## WHAT YOU HAVE TO DO
Retype only what runs from the beginning of the data through the line with "ax.spines['bottom'].set_linewidth(1.6)"; please omit the pictures and keep every line exact.
--- begin DATA SHOWN ---
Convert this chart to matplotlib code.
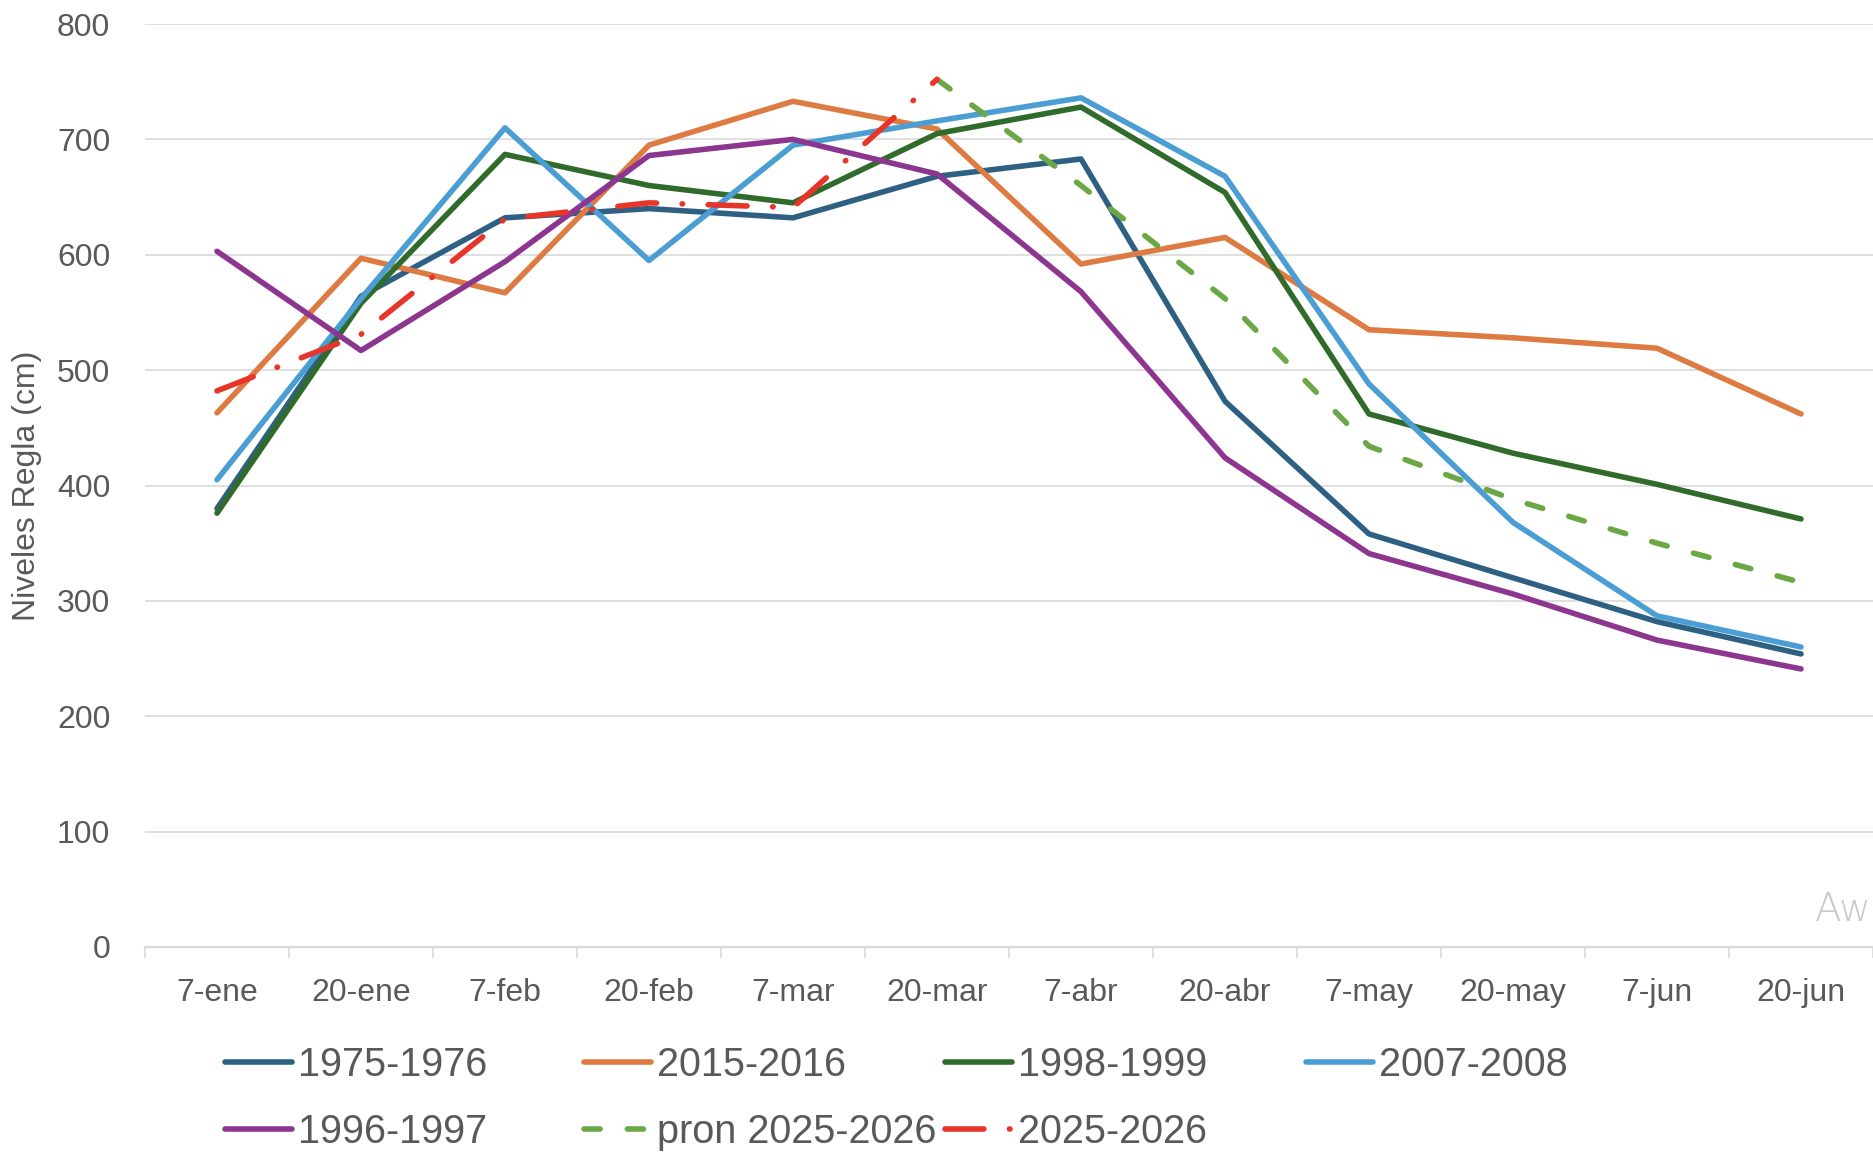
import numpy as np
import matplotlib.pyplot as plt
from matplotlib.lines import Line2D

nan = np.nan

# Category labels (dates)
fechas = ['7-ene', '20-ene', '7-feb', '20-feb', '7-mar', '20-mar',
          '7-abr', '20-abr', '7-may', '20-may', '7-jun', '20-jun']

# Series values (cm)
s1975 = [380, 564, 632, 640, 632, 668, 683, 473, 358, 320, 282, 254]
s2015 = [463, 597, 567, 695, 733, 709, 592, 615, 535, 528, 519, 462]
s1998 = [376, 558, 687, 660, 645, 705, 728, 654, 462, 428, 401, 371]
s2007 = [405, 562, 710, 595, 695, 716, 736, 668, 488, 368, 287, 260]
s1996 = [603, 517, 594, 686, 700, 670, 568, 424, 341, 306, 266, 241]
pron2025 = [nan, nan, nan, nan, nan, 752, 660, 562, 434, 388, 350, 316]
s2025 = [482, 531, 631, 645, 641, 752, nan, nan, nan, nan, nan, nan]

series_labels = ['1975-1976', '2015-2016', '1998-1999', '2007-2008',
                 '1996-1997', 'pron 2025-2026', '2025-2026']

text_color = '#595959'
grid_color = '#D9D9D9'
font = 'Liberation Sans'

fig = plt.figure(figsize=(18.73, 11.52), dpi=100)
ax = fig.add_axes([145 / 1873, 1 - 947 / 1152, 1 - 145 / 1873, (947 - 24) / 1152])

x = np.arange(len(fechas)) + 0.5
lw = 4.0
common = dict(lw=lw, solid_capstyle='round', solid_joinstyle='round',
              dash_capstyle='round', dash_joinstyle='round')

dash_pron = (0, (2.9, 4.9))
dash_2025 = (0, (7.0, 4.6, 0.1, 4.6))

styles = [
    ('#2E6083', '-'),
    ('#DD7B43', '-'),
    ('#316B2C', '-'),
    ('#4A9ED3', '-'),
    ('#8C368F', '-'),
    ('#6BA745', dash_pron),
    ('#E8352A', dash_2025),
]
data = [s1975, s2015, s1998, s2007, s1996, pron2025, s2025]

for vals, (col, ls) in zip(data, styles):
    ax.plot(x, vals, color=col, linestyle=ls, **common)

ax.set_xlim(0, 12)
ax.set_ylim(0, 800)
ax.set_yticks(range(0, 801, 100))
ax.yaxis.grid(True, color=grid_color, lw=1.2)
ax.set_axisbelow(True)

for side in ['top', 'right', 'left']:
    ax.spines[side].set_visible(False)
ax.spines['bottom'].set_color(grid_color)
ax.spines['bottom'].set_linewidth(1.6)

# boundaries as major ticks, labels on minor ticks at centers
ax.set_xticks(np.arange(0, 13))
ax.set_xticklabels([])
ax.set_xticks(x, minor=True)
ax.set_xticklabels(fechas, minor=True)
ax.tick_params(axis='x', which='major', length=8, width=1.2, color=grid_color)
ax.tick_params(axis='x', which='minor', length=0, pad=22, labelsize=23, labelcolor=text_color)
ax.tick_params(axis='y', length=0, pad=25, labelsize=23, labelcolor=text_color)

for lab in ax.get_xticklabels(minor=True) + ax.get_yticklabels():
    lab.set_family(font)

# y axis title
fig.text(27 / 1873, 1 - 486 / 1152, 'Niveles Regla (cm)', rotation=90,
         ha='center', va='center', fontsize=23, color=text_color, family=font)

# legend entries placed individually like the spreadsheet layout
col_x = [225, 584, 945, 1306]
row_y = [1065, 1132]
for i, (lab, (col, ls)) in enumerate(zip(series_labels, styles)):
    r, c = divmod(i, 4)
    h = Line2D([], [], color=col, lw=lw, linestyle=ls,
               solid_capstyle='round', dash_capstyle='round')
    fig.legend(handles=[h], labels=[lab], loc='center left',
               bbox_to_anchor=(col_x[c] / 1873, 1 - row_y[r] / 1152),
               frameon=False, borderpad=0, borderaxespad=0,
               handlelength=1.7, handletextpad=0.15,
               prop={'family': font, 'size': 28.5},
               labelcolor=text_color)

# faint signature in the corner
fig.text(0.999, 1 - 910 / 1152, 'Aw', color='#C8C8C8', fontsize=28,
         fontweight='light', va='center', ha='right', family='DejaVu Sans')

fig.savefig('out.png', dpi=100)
--- end DATA SHOWN ---
## ANSWER TO THIS PROBLEM
Convert this chart to matplotlib code.
import numpy as np
import matplotlib.pyplot as plt
from matplotlib.lines import Line2D

nan = np.nan

# Category labels (dates)
fechas = ['7-ene', '20-ene', '7-feb', '20-feb', '7-mar', '20-mar',
          '7-abr', '20-abr', '7-may', '20-may', '7-jun', '20-jun']

# Series values (cm)
s1975 = [380, 564, 632, 640, 632, 668, 683, 473, 358, 320, 282, 254]
s2015 = [463, 597, 567, 695, 733, 709, 592, 615, 535, 528, 519, 462]
s1998 = [376, 558, 687, 660, 645, 705, 728, 654, 462, 428, 401, 371]
s2007 = [405, 562, 710, 595, 695, 716, 736, 668, 488, 368, 287, 260]
s1996 = [603, 517, 594, 686, 700, 670, 568, 424, 341, 306, 266, 241]
pron2025 = [nan, nan, nan, nan, nan, 752, 660, 562, 434, 388, 350, 316]
s2025 = [482, 531, 631, 645, 641, 752, nan, nan, nan, nan, nan, nan]

series_labels = ['1975-1976', '2015-2016', '1998-1999', '2007-2008',
                 '1996-1997', 'pron 2025-2026', '2025-2026']

text_color = '#595959'
grid_color = '#D9D9D9'
font = 'Liberation Sans'

fig = plt.figure(figsize=(18.73, 11.52), dpi=100)
ax = fig.add_axes([145 / 1873, 1 - 947 / 1152, 1 - 145 / 1873, (947 - 24) / 1152])

x = np.arange(len(fechas)) + 0.5
lw = 4.0
common = dict(lw=lw, solid_capstyle='round', solid_joinstyle='round',
              dash_capstyle='round', dash_joinstyle='round')

dash_pron = (0, (2.9, 4.9))
dash_2025 = (0, (7.0, 4.6, 0.1, 4.6))

styles = [
    ('#2E6083', '-'),
    ('#DD7B43', '-'),
    ('#316B2C', '-'),
    ('#4A9ED3', '-'),
    ('#8C368F', '-'),
    ('#6BA745', dash_pron),
    ('#E8352A', dash_2025),
]
data = [s1975, s2015, s1998, s2007, s1996, pron2025, s2025]

for vals, (col, ls) in zip(data, styles):
    ax.plot(x, vals, color=col, linestyle=ls, **common)

ax.set_xlim(0, 12)
ax.set_ylim(0, 800)
ax.set_yticks(range(0, 801, 100))
ax.yaxis.grid(True, color=grid_color, lw=1.2)
ax.set_axisbelow(True)

for side in ['top', 'right', 'left']:
    ax.spines[side].set_visible(False)
ax.spines['bottom'].set_color(grid_color)
ax.spines['bottom'].set_linewidth(1.6)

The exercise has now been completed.